* CHALLENGE
Reproduce the data exactly and drop any pictures it holds.

· · · · ·

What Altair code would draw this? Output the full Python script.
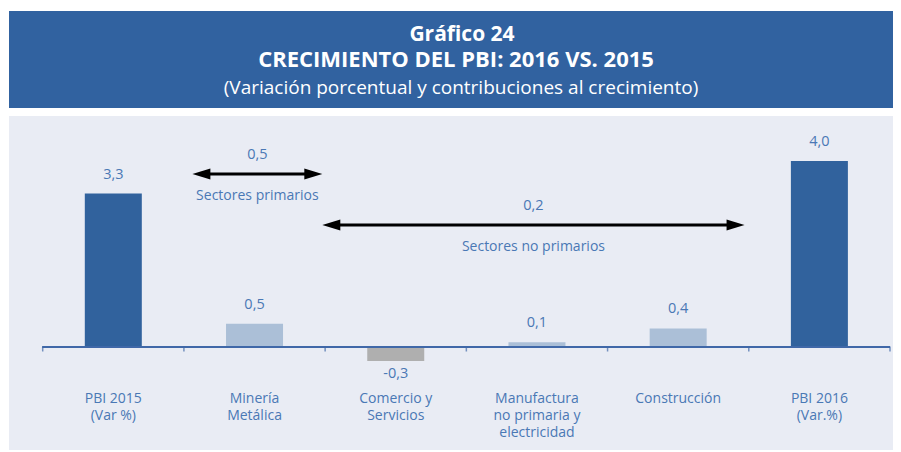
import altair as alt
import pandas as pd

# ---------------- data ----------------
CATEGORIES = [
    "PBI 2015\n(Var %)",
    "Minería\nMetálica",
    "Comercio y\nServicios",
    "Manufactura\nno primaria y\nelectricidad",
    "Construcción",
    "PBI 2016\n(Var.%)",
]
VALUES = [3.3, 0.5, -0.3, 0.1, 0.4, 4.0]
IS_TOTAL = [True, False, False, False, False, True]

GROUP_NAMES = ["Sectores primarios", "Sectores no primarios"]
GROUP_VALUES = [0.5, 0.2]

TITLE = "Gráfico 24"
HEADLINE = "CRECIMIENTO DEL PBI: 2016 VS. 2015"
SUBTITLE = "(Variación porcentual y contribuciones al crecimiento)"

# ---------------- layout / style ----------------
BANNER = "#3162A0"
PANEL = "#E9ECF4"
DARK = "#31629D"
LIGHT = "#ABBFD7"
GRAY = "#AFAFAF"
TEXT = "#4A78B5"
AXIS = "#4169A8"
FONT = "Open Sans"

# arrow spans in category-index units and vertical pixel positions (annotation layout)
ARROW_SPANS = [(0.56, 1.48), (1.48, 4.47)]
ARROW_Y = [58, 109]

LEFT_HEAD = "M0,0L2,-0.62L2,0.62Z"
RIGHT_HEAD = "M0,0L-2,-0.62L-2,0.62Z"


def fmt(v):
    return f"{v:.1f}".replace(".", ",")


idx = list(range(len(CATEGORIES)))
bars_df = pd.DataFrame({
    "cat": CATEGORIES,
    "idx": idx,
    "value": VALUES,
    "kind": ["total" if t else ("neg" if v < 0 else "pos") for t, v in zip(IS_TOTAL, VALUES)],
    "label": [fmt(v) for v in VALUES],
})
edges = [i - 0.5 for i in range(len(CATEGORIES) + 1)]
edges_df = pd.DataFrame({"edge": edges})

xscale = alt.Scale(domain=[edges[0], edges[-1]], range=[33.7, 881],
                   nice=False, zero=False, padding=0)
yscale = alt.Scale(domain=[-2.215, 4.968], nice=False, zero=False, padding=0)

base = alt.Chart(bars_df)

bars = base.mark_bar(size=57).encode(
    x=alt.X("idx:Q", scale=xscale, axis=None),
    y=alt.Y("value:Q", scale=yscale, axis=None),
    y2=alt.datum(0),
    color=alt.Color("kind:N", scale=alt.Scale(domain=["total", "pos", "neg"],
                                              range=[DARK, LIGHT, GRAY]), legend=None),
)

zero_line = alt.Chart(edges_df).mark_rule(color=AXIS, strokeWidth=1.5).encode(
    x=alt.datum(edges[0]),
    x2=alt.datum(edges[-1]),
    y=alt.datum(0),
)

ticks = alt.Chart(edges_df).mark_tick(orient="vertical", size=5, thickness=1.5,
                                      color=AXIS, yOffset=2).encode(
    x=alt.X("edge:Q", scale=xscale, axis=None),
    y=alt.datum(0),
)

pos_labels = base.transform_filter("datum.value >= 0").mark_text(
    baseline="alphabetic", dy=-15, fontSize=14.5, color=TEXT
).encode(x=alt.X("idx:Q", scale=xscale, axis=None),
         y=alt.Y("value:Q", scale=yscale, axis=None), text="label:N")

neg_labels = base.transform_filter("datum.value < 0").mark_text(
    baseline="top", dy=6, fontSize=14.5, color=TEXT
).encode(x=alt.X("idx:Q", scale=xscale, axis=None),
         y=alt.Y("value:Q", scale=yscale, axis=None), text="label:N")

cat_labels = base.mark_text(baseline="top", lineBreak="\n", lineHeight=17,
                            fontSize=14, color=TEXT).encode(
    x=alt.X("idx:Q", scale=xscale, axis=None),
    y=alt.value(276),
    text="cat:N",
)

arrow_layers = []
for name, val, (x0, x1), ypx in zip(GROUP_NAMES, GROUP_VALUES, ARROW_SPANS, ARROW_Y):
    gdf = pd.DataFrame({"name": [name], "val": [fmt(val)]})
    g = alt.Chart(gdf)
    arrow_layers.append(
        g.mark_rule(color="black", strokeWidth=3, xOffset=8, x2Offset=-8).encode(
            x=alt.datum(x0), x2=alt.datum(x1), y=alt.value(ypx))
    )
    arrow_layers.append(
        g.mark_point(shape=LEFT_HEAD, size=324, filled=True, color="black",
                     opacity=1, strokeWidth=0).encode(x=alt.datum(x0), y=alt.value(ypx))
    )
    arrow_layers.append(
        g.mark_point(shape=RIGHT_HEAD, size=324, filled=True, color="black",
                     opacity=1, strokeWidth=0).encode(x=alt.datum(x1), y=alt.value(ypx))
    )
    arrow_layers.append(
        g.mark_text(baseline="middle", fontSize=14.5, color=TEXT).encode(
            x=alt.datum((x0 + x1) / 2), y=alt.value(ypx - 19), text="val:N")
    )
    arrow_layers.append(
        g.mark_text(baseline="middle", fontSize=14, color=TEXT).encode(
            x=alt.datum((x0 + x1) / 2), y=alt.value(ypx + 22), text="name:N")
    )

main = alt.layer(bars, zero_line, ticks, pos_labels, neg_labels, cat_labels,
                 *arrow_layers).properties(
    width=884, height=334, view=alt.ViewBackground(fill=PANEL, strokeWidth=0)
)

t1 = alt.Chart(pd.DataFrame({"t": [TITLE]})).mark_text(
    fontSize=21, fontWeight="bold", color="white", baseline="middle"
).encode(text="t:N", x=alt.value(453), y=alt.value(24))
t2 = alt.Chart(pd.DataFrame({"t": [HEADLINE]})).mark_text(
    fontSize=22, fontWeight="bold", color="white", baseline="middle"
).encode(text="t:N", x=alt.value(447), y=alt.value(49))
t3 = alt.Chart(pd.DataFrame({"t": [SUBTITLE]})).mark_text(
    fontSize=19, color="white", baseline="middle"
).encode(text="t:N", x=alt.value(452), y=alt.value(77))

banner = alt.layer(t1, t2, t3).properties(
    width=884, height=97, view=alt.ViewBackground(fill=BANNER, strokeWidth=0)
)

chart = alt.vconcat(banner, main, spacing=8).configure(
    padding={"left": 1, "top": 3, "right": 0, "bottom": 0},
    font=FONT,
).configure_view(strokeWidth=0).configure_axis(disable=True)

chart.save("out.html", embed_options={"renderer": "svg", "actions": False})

· · · · ·

* REPLY
What Altair code would draw this? Output the full Python script.
import altair as alt
import pandas as pd

# ---------------- data ----------------
CATEGORIES = [
    "PBI 2015\n(Var %)",
    "Minería\nMetálica",
    "Comercio y\nServicios",
    "Manufactura\nno primaria y\nelectricidad",
    "Construcción",
    "PBI 2016\n(Var.%)",
]
VALUES = [3.3, 0.5, -0.3, 0.1, 0.4, 4.0]
IS_TOTAL = [True, False, False, False, False, True]

GROUP_NAMES = ["Sectores primarios", "Sectores no primarios"]
GROUP_VALUES = [0.5, 0.2]

TITLE = "Gráfico 24"
HEADLINE = "CRECIMIENTO DEL PBI: 2016 VS. 2015"
SUBTITLE = "(Variación porcentual y contribuciones al crecimiento)"

# ---------------- layout / style ----------------
BANNER = "#3162A0"
PANEL = "#E9ECF4"
DARK = "#31629D"
LIGHT = "#ABBFD7"
GRAY = "#AFAFAF"
TEXT = "#4A78B5"
AXIS = "#4169A8"
FONT = "Open Sans"

# arrow spans in category-index units and vertical pixel positions (annotation layout)
ARROW_SPANS = [(0.56, 1.48), (1.48, 4.47)]
ARROW_Y = [58, 109]

LEFT_HEAD = "M0,0L2,-0.62L2,0.62Z"
RIGHT_HEAD = "M0,0L-2,-0.62L-2,0.62Z"


def fmt(v):
    return f"{v:.1f}".replace(".", ",")


idx = list(range(len(CATEGORIES)))
bars_df = pd.DataFrame({
    "cat": CATEGORIES,
    "idx": idx,
    "value": VALUES,
    "kind": ["total" if t else ("neg" if v < 0 else "pos") for t, v in zip(IS_TOTAL, VALUES)],
    "label": [fmt(v) for v in VALUES],
})
edges = [i - 0.5 for i in range(len(CATEGORIES) + 1)]
edges_df = pd.DataFrame({"edge": edges})

xscale = alt.Scale(domain=[edges[0], edges[-1]], range=[33.7, 881],
                   nice=False, zero=False, padding=0)
yscale = alt.Scale(domain=[-2.215, 4.968], nice=False, zero=False, padding=0)

base = alt.Chart(bars_df)

bars = base.mark_bar(size=57).encode(
    x=alt.X("idx:Q", scale=xscale, axis=None),
    y=alt.Y("value:Q", scale=yscale, axis=None),
    y2=alt.datum(0),
    color=alt.Color("kind:N", scale=alt.Scale(domain=["total", "pos", "neg"],
                                              range=[DARK, LIGHT, GRAY]), legend=None),
)

zero_line = alt.Chart(edges_df).mark_rule(color=AXIS, strokeWidth=1.5).encode(
    x=alt.datum(edges[0]),
    x2=alt.datum(edges[-1]),
    y=alt.datum(0),
)

ticks = alt.Chart(edges_df).mark_tick(orient="vertical", size=5, thickness=1.5,
                                      color=AXIS, yOffset=2).encode(
    x=alt.X("edge:Q", scale=xscale, axis=None),
    y=alt.datum(0),
)

pos_labels = base.transform_filter("datum.value >= 0").mark_text(
    baseline="alphabetic", dy=-15, fontSize=14.5, color=TEXT
).encode(x=alt.X("idx:Q", scale=xscale, axis=None),
         y=alt.Y("value:Q", scale=yscale, axis=None), text="label:N")

neg_labels = base.transform_filter("datum.value < 0").mark_text(
    baseline="top", dy=6, fontSize=14.5, color=TEXT
).encode(x=alt.X("idx:Q", scale=xscale, axis=None),
         y=alt.Y("value:Q", scale=yscale, axis=None), text="label:N")

cat_labels = base.mark_text(baseline="top", lineBreak="\n", lineHeight=17,
                            fontSize=14, color=TEXT).encode(
    x=alt.X("idx:Q", scale=xscale, axis=None),
    y=alt.value(276),
    text="cat:N",
)

arrow_layers = []
for name, val, (x0, x1), ypx in zip(GROUP_NAMES, GROUP_VALUES, ARROW_SPANS, ARROW_Y):
    gdf = pd.DataFrame({"name": [name], "val": [fmt(val)]})
    g = alt.Chart(gdf)
    arrow_layers.append(
        g.mark_rule(color="black", strokeWidth=3, xOffset=8, x2Offset=-8).encode(
            x=alt.datum(x0), x2=alt.datum(x1), y=alt.value(ypx))
    )
    arrow_layers.append(
        g.mark_point(shape=LEFT_HEAD, size=324, filled=True, color="black",
                     opacity=1, strokeWidth=0).encode(x=alt.datum(x0), y=alt.value(ypx))
    )
    arrow_layers.append(
        g.mark_point(shape=RIGHT_HEAD, size=324, filled=True, color="black",
                     opacity=1, strokeWidth=0).encode(x=alt.datum(x1), y=alt.value(ypx))
    )
    arrow_layers.append(
        g.mark_text(baseline="middle", fontSize=14.5, color=TEXT).encode(
            x=alt.datum((x0 + x1) / 2), y=alt.value(ypx - 19), text="val:N")
    )
    arrow_layers.append(
        g.mark_text(baseline="middle", fontSize=14, color=TEXT).encode(
            x=alt.datum((x0 + x1) / 2), y=alt.value(ypx + 22), text="name:N")
    )

main = alt.layer(bars, zero_line, ticks, pos_labels, neg_labels, cat_labels,
                 *arrow_layers).properties(
    width=884, height=334, view=alt.ViewBackground(fill=PANEL, strokeWidth=0)
)

t1 = alt.Chart(pd.DataFrame({"t": [TITLE]})).mark_text(
    fontSize=21, fontWeight="bold", color="white", baseline="middle"
).encode(text="t:N", x=alt.value(453), y=alt.value(24))
t2 = alt.Chart(pd.DataFrame({"t": [HEADLINE]})).mark_text(
    fontSize=22, fontWeight="bold", color="white", baseline="middle"
).encode(text="t:N", x=alt.value(447), y=alt.value(49))
t3 = alt.Chart(pd.DataFrame({"t": [SUBTITLE]})).mark_text(
    fontSize=19, color="white", baseline="middle"
).encode(text="t:N", x=alt.value(452), y=alt.value(77))

banner = alt.layer(t1, t2, t3).properties(
    width=884, height=97, view=alt.ViewBackground(fill=BANNER, strokeWidth=0)
)

chart = alt.vconcat(banner, main, spacing=8).configure(
    padding={"left": 1, "top": 3, "right": 0, "bottom": 0},
    font=FONT,
).configure_view(strokeWidth=0).configure_axis(disable=True)

chart.save("out.html", embed_options={"renderer": "svg", "actions": False})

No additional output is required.